Interest through empathy: Why listening matters

Having a good idea is just the start of innovation. It’s hard to be successful without also garnering interest from your team and community. In this Mindshift article, author Annie Murphy Paul describes how powerful interest is, connecting us intellectually and emotionally with ideas we find valuable. We know this from personal experience – every day we see interest shape our own priorities and behavior.

But how do we communicate our ideas to others in ways that generate interest? By developing empathy through listening! Collaborators, evangelists and funders alike are drawn to projects that appeal to them. Listening authentically and effectively helps build empathy, so we can talk about our work in ways that resonate. It guides us toward more effective design.

Cultivating empathy expands our personal, social, and cultural understanding of the world around us, letting us synthesize our knowledge and experience with others to affect long-term change. Watch philosopher Roman Krznaric explain how empathy can create real impact:

Shifting focus from our own perspective to that of our stakeholders also makes it easier to remove our ego from the conversation, allowing us to innovate in ways that really make a difference.

How can we listen better?
We know how to listen – we do it every day. But to listen effectively we often have to get out of our own way. Here are a few proven listening techniques that are worth revisiting.

  • Reflect on and acknowledge personal prejudices that might impact how you value the contributions of different people. Try to identify your personal opinions and any preconceptions you might have about an individual, group or idea, and deprioritize them for the time being.
  • The concept of active listening originated in areas of conflict resolution. To practice active listening, pay close attention to the information being offered and repeat your understanding of what was said, with the same emotional tone. This technique provides clear and immediate evidence of a misunderstanding and can be repeated easily to reach clarification.
  • Deep listening is a technique used in observational research and requires understanding the context of the information and the perspective of the person offering it.
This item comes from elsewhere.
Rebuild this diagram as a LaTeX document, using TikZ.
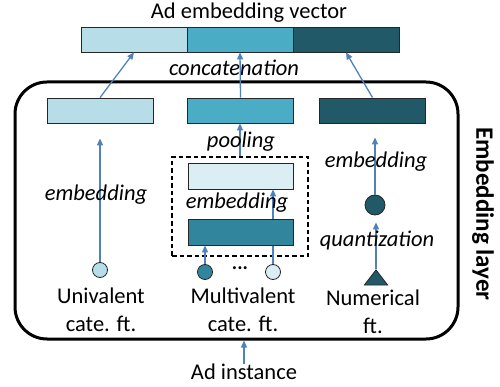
\documentclass[tikz,border=0pt]{standalone}
\usepackage{fontspec}
\setmainfont{Carlito}
\usetikzlibrary{arrows.meta,shapes.geometric}
\definecolor{cLight}{HTML}{B7DEE8}
\definecolor{cMid}{HTML}{4BACC6}
\definecolor{cDark}{HTML}{215968}
\definecolor{cPale}{HTML}{DAEEF3}
\definecolor{cTeal}{HTML}{31859C}
\definecolor{cArrow}{HTML}{4F81BD}
\tikzset{
  vecbox/.style={draw=black!85, line width=0.8pt, minimum width=106pt, minimum height=25pt, inner sep=0pt},
  featdot/.style={circle, draw=black!85, line width=0.8pt, minimum size=15pt, inner sep=0pt},
  conn/.style={draw=cArrow, line width=1.3pt, -{Triangle[width=6pt,length=7pt]}},
  lbl/.style={font=\fontsize{22.5}{28}\selectfont, align=center, inner sep=0pt},
  ilbl/.style={font=\fontsize{22.5}{26}\selectfont\itshape, inner sep=0pt},
}
\begin{document}
\begin{tikzpicture}[x=1pt,y=-1pt]
\useasboundingbox (0,0) rectangle (500,387);
% title and top vector
\node[lbl, font=\fontsize{22.5}{26}\selectfont] (title) at (249,13) {Ad embedding vector};
\node[vecbox, fill=cLight] (v1) at (134,39.5) {};
\node[vecbox, fill=cMid] (v2) at (240,39.5) {};
\node[vecbox, fill=cDark] (v3) at (346,39.5) {};
\node[ilbl] (concat) at (234,68) {concatenation};
% embedding layer frame
\node[draw, line width=3pt, rounded corners=32pt, minimum width=443pt, minimum height=257pt, inner sep=0pt] (layer) at (236.5,210.5) {};
\node[font=\fontsize{25}{28}\selectfont\bfseries, rotate=-90, inner sep=0pt] (layername) at (483,214) {Embedding layer};
% row of field embeddings
\node[vecbox, fill=cLight] (e1) at (100,110.5) {};
\node[vecbox, fill=cMid] (e2) at (240.5,110.5) {};
\node[vecbox, fill=cDark] (e3) at (372.5,110.5) {};
\draw[conn] (e1.north) -- (v1.south);
\draw[conn] (e2.north) -- (v2.south);
\draw[conn] (e3.north) -- (v3.south);
% univalent
\node[featdot, fill=cLight] (c1) at (100,270) {};
\coordinate (e1t) at ([yshift=-15pt]e1.south);
\draw[conn] (c1.north) -- (c1 |- e1t);
\node[ilbl] (emb1) at (96,195) {embedding};
\node[lbl] (uni) at (101,310) {Univalent\\cate. ft.};
% multivalent
\node[draw, dash pattern=on 4.5pt off 3pt, line width=1.5pt, minimum width=136pt, minimum height=99pt, inner sep=0pt] (db) at (240,206.5) {};
\node[featdot, fill=cTeal] (mc1) at (205,272) {};
\node[featdot, fill=cPale] (mc2) at (273,272) {};
\node[vecbox, fill=cPale, minimum width=105pt, minimum height=26pt] (m1) at (240.5,176) {};
\draw[conn] (mc2.north) -- (mc2 |- m1.south);
\node[vecbox, fill=cTeal, minimum width=105pt, minimum height=26pt] (m2) at (240.5,232) {};
\draw[conn] (mc1.north) -- (mc1 |- m2.south);
\node[ilbl] (emb2) at (237,203) {embedding};
\draw[conn] (db.north) -- (db |- e2.south);
\node[ilbl] (pool) at (241,142) {pooling};
\node[font=\fontsize{20}{24}\selectfont\bfseries, inner sep=0pt] (dots) at (240,268) {...};
\node[lbl] (multi) at (243,310) {Multivalent\\cate. ft.};
% numerical
\node[featdot, fill=cDark, minimum size=20pt] (rc) at (375,205) {};
\coordinate (e3t) at ([yshift=-14pt]e3.south);
\draw[conn] (rc.north) -- (rc |- e3t);
\node[ilbl] (emb3) at (376,162) {embedding};
\node[regular polygon, regular polygon sides=3, minimum size=27pt, yscale=0.75, inner sep=0pt, fill=cDark, draw=black!85, line width=0.8pt] (tri) at (376,280) {};
\coordinate (rcb) at ([yshift=-7pt]rc.south);
\draw[conn] (tri.north) -- (tri |- rcb);
\node[ilbl] (quant) at (377,241) {quantization};
\node[lbl] (num) at (373,312) {Numerical\\ft.};
% input
\node[lbl] (adi) at (244,372) {Ad instance};
\draw[conn] (adi.north) -- (adi |- layer.south);
\end{tikzpicture}
\end{document}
Deep listeners listen respectfully; honoring roles, boundaries, and context in order to develop empathy.

With so much focus on the details, it’s easy to lose sight of the larger ecosystem that our ideas need to flourish. Remember that success is about more than your own interests; collaborators and the community need to find as much value in your ideas as you do. You can effectively reach them by listening carefully and demonstrating that you appreciate their perspective – empathy is key.